Presentation 1 Notes / by Stephanie Beattie




My project is currently titled Hand Grammars, for reasons that are likely already clear to most of you.




My thesis project asks the questions:


Can designing small acts of cooperation inside of existing social situations reinforce mutual, reciprocal trust and vulnerability?


How might we employ arts/design research processes to create these acts and present them in order  to encourage discussion?




The focus of my research is on the tactile, the common handshake.  Please, turn to your neighbor & shake hands.

-a small, mutual ritual of cooperation

-cultural function

-also psychological/physiological

-engenders of mutual trust and willingness to cooperate  




Service & interaction design describe interactions not centered on a physical object.

-Focus on transactions being completed between a service provider (either a person or an interface) and a user


DOES NOT easily describe the handshake.

Here, both parties have equal action and position.

-An active metaphor of sorts for the rest of the relationship taking place around it


Social choreography,

Intersection of:

These design fields


Performing arts/performance art


With this space in mind, I have taken the handshake, and recreates it...


HAND GRAMMARS VIDEO a series of 5 symmetrical gestures between two equal participants.



AFTER a while


Through the shared understanding of their general meaning, the act of performing these signs physically creates a platform for other forms of specific discussion and connection.


I designed the series with already-existing contexts in mind,

using service blueprints to break down moments where the social script does not underline their reciprocal nature of the actions being performed.


THEN I used contact improv to explore meaningful touch that could live inside those moments without interrupting the flow of interaction.


They vary along the spectrum of intimacy, from

  1. transacting with strangers, such as buying a sandwich,

  2. to more extensive interactions, like receiving healthcare,

  3. to the highly charged and ambiguous context of negotiating physical and emotional intimacy with a partner.


The point of the gestures are primarily theoretical, to point to the possibility of reshaping our everyday relationships through touch.


I have been practicing them personally though.




In the next weeks,

-Collect documentary photos




Could they live in the world beyond me?

Used THE GESTURE OF CONSENT as my guinea pig

A series of (performance) experiments to explore the cultural salience & actual usability of the gesture.


These take two forms: discussion experiments and intimate experiments.

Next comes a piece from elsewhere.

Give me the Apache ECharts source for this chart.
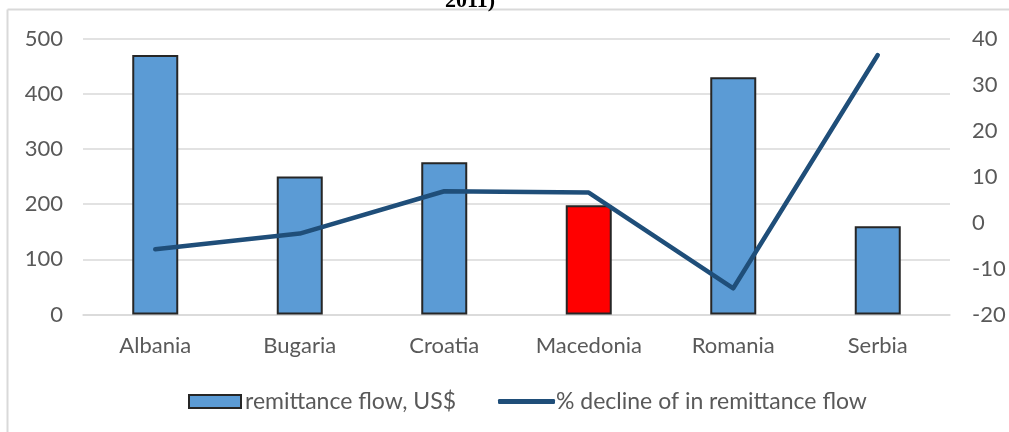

This is a public, hypothetical use of the gesture.

Cultural salience of gesture with experts in the fields of social/student health and... Experts in personal intimacy


It involves teaching a group of people the gesture and providing a series of prompts to facilitate conversation around it.


I will now teach you the gesture: find a partner by turning to your neighbor. The person sitting on the left will be the asker, and the person on the right will be the answerer.

ASKERS, imagine you are in a situation where you might like to increase intimacy with your partner. It does not have to have a sexual connotation. Place the five fingers of your NON-DOMINANT HAND in the air, offering the tips of them to your partner.

NOW, all answerers, WHETHER OR NOT you would like to get closer than you already are to your partner, touch your MIRROR HAND FINGERS to theirs, acknowledging the ‘ASK’.

NOW, BOTH partners press your palms together, in an acknowledgement of the intimacy that you ALREADY SHARE with each other.

Next, ANSWERERS, you have two choices. If you feel that this is enough intimacy, you can retreat from the gesture the same way you got into it. BUT, if you feel like moving FORWARD, YOU (AND ONLY YOU) have the choice of clasping your fingers to the asker’s palm, & if you do, ASKERS can do the same.


Formal experiments forthcoming:

Workshop with the staff of The New School Student Health Services on April 6


Workshop with the SexEd Collab studio class at Parsons.




Is the gesture of consent something that can actually help to negotiate intimacy?  

How can it actually be used in its current form?

These experiments explore that.


They involve:

  1. teaching the gesture to my partners & attempting to use it in my own intimate experience

  2. teaching it to people in stable partnerships for them to explore in their own relationships


These results will be collected in the form of ethnography, and either questionnaire or interview.


I engaged a collaborator at the New School for Drama, who I met for the first time for the purpose of demonstrating the use of the gesture in a socially consequential situation.

Here follows an excerpt from the experiment/performance, in which we actively use the gesture to negotiate the process of entering into an intimate encounter.



How best to frame questions to capture the full complexity of response in both types of experiment?

How best to represent the data I collect?

Further extension into the world (youtube tutorial, animated GIF, online?)